Enfant, peut-être avez-vous eu la chance, comme moi, de découvrir l’océan. Vous avez certainement collé votre oreille à un coquillage pour entendre le souffle de la houle. Ce souffle où vibrent les battements de cœur des dauphins, des phoques et des baleines. Le photographe Édouard Boubat a ramassé nos souvenirs heureux dans une image, celle de Rémi écoutant la mer. Lire la poésie Zen, c’est peut-être cela : écouter la respiration du monde vivant en laquelle notre propre souffle est inclus.
Sentir les entrelacements
« Les fleurs d’osmanthe chutent dans la paix du monde
Calme est la nuit, vide le mont du printemps.
Oiseaux de montagne s’effraient de la lune naissant
À travers les vallées, leurs cris intermittents se répondent… »
Wang Wei (701-760)
La parole poétique relate ce qui advient. Puis elle se fond dans le silence d’où elle provient. Aucune projection des sentiments personnels sur les objets extérieurs. Le temps de la lecture ou de l’écoute, les mots donnent à ressentir. La clarté de l’image poétique compte plus que tout. Elle porte la trace d’un instant du monde dont on goûte l’ampleur et la plénitude. Nous voyons avec le poète la chute des fleurs parfumées. Nous ressentons la paix du monde et le calme de la nuit. L’image comprime le temps et l’espace dans l’immédiateté de la vision. Et pourtant, nous ressentons sa durée. La scène vient à nous comme si elle durait toujours. L’image poétique est du temps visible, un temps suspendu. Les cris des oiseaux se répondent comme se répondent les parfums, les couleurs et les sons (1). Nous communions avec le regard du poète. Nos regards s’enlacent au-delà du temps. Dans un court instant, nous sommes absorbés dans sa propre quiétude.
Ne rien saisir
« L’eau, comme un ruban de satin blanc,
Ici se mélange au ciel
Mon désir, sous la lune claire,
Monter dans une barque à vin, aller regarder les fleurs »
Li Po (699-762)
Lire la poésie Zen, c’est peut-être cela : écouter la respiration du monde vivant en laquelle notre propre souffle est inclus.

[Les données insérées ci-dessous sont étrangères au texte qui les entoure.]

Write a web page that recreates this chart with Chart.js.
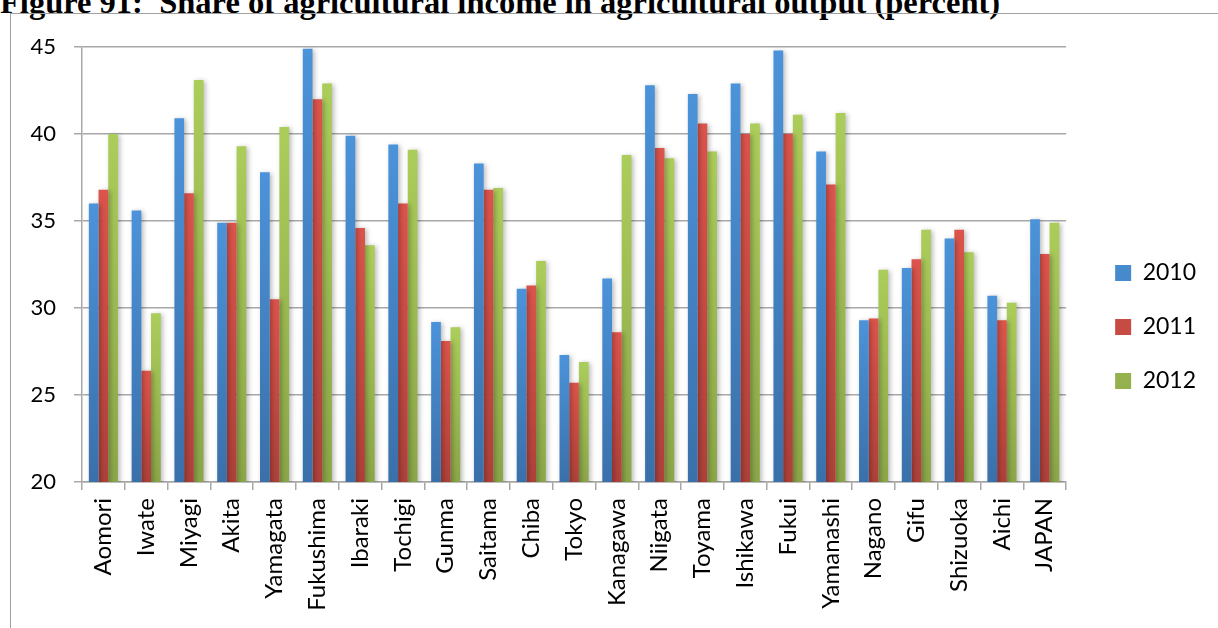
<!DOCTYPE html>
<html>
<head>
<meta charset="utf-8">
<script src="https://cdn.jsdelivr.net/npm/chart.js@4.4.1/dist/chart.umd.min.js"></script>
<style>
  html, body { margin: 0; padding: 0; background: #fff; overflow: hidden; }
  #title {
    position: absolute; left: 0; top: -14px; white-space: nowrap;
    font: bold 32.5px/32.5px "Liberation Serif", "Times New Roman", serif; color: #000;
  }
  #frame {
    position: absolute; left: 10px; top: 13px; width: 1240px; height: 640px;
    border-left: 1.5px solid #a0a0a0; border-top: 1.5px solid #a0a0a0;
  }
  #wrap { position: absolute; left: 0; top: 0; width: 1207px; height: 613px; }
</style>
</head>
<body>
<div id="title">Figure 91:&nbsp; Share of agricultural income in agricultural output (percent)</div>
<div id="frame"><div id="wrap"><canvas id="chart"></canvas></div></div>
<script>
// prefectures on the x axis
const categories = ['Aomori', 'Iwate', 'Miyagi', 'Akita', 'Yamagata', 'Fukushima', 'Ibaraki', 'Tochigi',
  'Gunma', 'Saitama', 'Chiba', 'Tokyo', 'Kanagawa', 'Niigata', 'Toyama', 'Ishikawa', 'Fukui',
  'Yamanashi', 'Nagano', 'Gifu', 'Shizuoka', 'Aichi', 'JAPAN'];
const seriesNames = ['2010', '2011', '2012'];
const v2010 = [36.0, 35.6, 40.9, 34.9, 37.8, 44.9, 39.9, 39.4, 29.2, 38.3, 31.1, 27.3, 31.7, 42.8, 42.3, 42.9, 44.8, 39.0, 29.3, 32.3, 34.0, 30.7, 35.1];
const v2011 = [36.8, 26.4, 36.6, 34.9, 30.5, 42.0, 34.6, 36.0, 28.1, 36.8, 31.3, 25.7, 28.6, 39.2, 40.6, 40.0, 40.0, 37.1, 29.4, 32.8, 34.5, 29.3, 33.1];
const v2012 = [40.0, 29.7, 43.1, 39.3, 40.4, 42.9, 33.6, 39.1, 28.9, 36.9, 32.7, 26.9, 38.8, 38.6, 39.0, 40.6, 41.1, 41.2, 32.2, 34.5, 33.2, 30.3, 34.9];
// y axis ticks
const yTicks = [20, 25, 30, 35, 40, 45];

// top / bottom colours of the excel style gradient
const colours = [
  ['#4b93da', '#3a70aa'],
  ['#dc544b', '#ad413a'],
  ['#abcd5a', '#8ba648']
];
const legendOffsetX = 18;
const legendOffsetY = -10;
const gridColor = '#a8a8a8';

function barGradient(idx) {
  return function(context) {
    const chart = context.chart;
    const c = colours[idx];
    if (!chart.chartArea || context.type !== 'data') return c[0];
    const y = chart.scales.y;
    const top = y.getPixelForValue(context.raw);
    const bottom = y.getPixelForValue(yTicks[0]);
    if (!(bottom > top)) return c[0];
    const g = chart.ctx.createLinearGradient(0, top, 0, bottom);
    g.addColorStop(0, c[0]);
    g.addColorStop(1, c[1]);
    return g;
  };
}

const barShadow = {
  id: 'barShadow',
  beforeDatasetsDraw(chart) {
    const ctx = chart.ctx;
    ctx.save();
    ctx.shadowColor = 'rgba(0,0,0,0.28)';
    ctx.shadowBlur = 5;
    ctx.shadowOffsetX = 2;
    ctx.shadowOffsetY = 1;
  },
  afterDatasetsDraw(chart) {
    chart.ctx.restore();
  }
};

// legend sits a bit away from the plot like in excel
const legendShift = {
  id: 'legendShift',
  afterLayout(chart) {
    chart.legend.left += legendOffsetX;
    chart.legend.right += legendOffsetX;
    chart.legend.top += legendOffsetY;
    chart.legend.bottom += legendOffsetY;
  }
};

const ctx = document.getElementById('chart').getContext('2d');
new Chart(ctx, {
  type: 'bar',
  data: {
    labels: categories,
    datasets: [v2010, v2011, v2012].map((d, i) => ({
      label: seriesNames[i],
      data: d,
      backgroundColor: barGradient(i),
      borderWidth: 0,
      categoryPercentage: 0.68,
      barPercentage: 1.0
    }))
  },
  options: {
    responsive: true,
    maintainAspectRatio: false,
    animation: false,
    layout: { padding: { top: 33, left: 0, right: 30, bottom: 0 } },
    plugins: {
      tooltip: { enabled: false },
      legend: {
        position: 'right',
        labels: {
          boxWidth: 16,
          boxHeight: 16,
          padding: 31,
          color: '#000',
          font: { family: 'Lato', size: 23 }
        }
      }
    },
    scales: {
      x: {
        grid: {
          drawOnChartArea: false,
          drawTicks: true,
          tickLength: 8,
          color: gridColor,
          lineWidth: 1.5
        },
        border: { display: true, color: gridColor, width: 1.5 },
        ticks: {
          color: '#000',
          minRotation: 90,
          maxRotation: 90,
          autoSkip: false,
          padding: 8,
          font: { family: 'Lato', size: 24 }
        },
        afterFit(scale) { scale.height = 145; }
      },
      y: {
        min: yTicks[0],
        max: yTicks[yTicks.length - 1],
        afterBuildTicks(scale) { scale.ticks = yTicks.map(v => ({ value: v })); },
        grid: {
          color: gridColor,
          lineWidth: 1.5,
          tickLength: 8
        },
        border: { display: true, color: gridColor, width: 1.5 },
        ticks: {
          color: '#000',
          padding: 18,
          font: { family: 'Lato', size: 22 }
        },
        afterFit(scale) { scale.width = 71; }
      }
    }
  },
  plugins: [barShadow, legendShift]
});
</script>
</body>
</html>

Le poète se laisse absorber par le paysage comme l’eau se mélange au ciel. Li Po ne souhaite pas toucher les fleurs, encore moins les cueillir. Simplement les regarder. La contemplation se suffit à elle-même. Elle révèle la saveur de l’état poétique. D’où nous sommes, l’attitude pourrait surprendre. Nous venons d’une culture de l’« avoir » et de la propriété. Nombre de poètes occidentaux évoquent la cueillette des fleurs (2). Rares parmi nous sont celles et ceux qui ont reçu une éducation à la contemplation dès la prime enfance. C’est pourquoi la lecture de la poésie de paysage (3) revêt pour nous une dimension profondément pédagogique. Nous allons avec Li Po nous ouvrir à la beauté de la vie. Juste accueillir la présence d’êtres dont l’existence a autant de valeur que la nôtre. De proche en proche, nous développons le sens de la relation, de la communion et un sentiment d’affection pour le monde vivant. Dès lors, il n’existe plus de distinction tranchée entre le monde humain et les autres mondes. Le sens de la responsabilité et du respect s’épanouit : prendre soin du vivant, ne rien abîmer, préserver la vie.
Devenir transparent
« Sous la neige
Ont disparu les herbes de l’hiver
Un héron blanc
Cache son corps
À l’ombre de la blancheur »
Dôgen (1200-1253)
Nous écoutons ou lisons dans un état de nudité : aucune connaissance à acquérir, rien à défendre, libres d’activité, libres de la mémoire… Nous devenons disponibles à quelque chose en train de naître en nous. Ressenti du silence hivernal, observation de la blancheur qui gomme toute différence, abandon à la tranquillité et à l’humilité. La poésie du maître japonais rejoint le dépouillement du Daruma en méditation du peintre Konoe Nobutada (1565-1614). Simplement suggérer l’évidence de la présence, apaiser l’activité du mental, favoriser l’expérience contemplative. Accueillir l’infiniment autre que nous-mêmes et dans le même temps le découvrir en nous, dans le lieu de notre personne. Dans un autre registre, c’est tout le propos du non-connaître et du non-désir chez Maître Eckhart, et de la dialectique du Todo y Nada (le Tout et le Rien) de saint Jean de la Croix : « Pour parvenir à être tout, ne cherche à être rien de rien. »
Au milieu du vacarme du monde, laissons la poésie Zen parfumer notre esprit pour retrouver en nous ce Rémi écoutant la mer. Goûtons l’expansion illimitée et positive de la conscience qu’accompagne ce bien-être souverain, le « sentiment océanique » (4).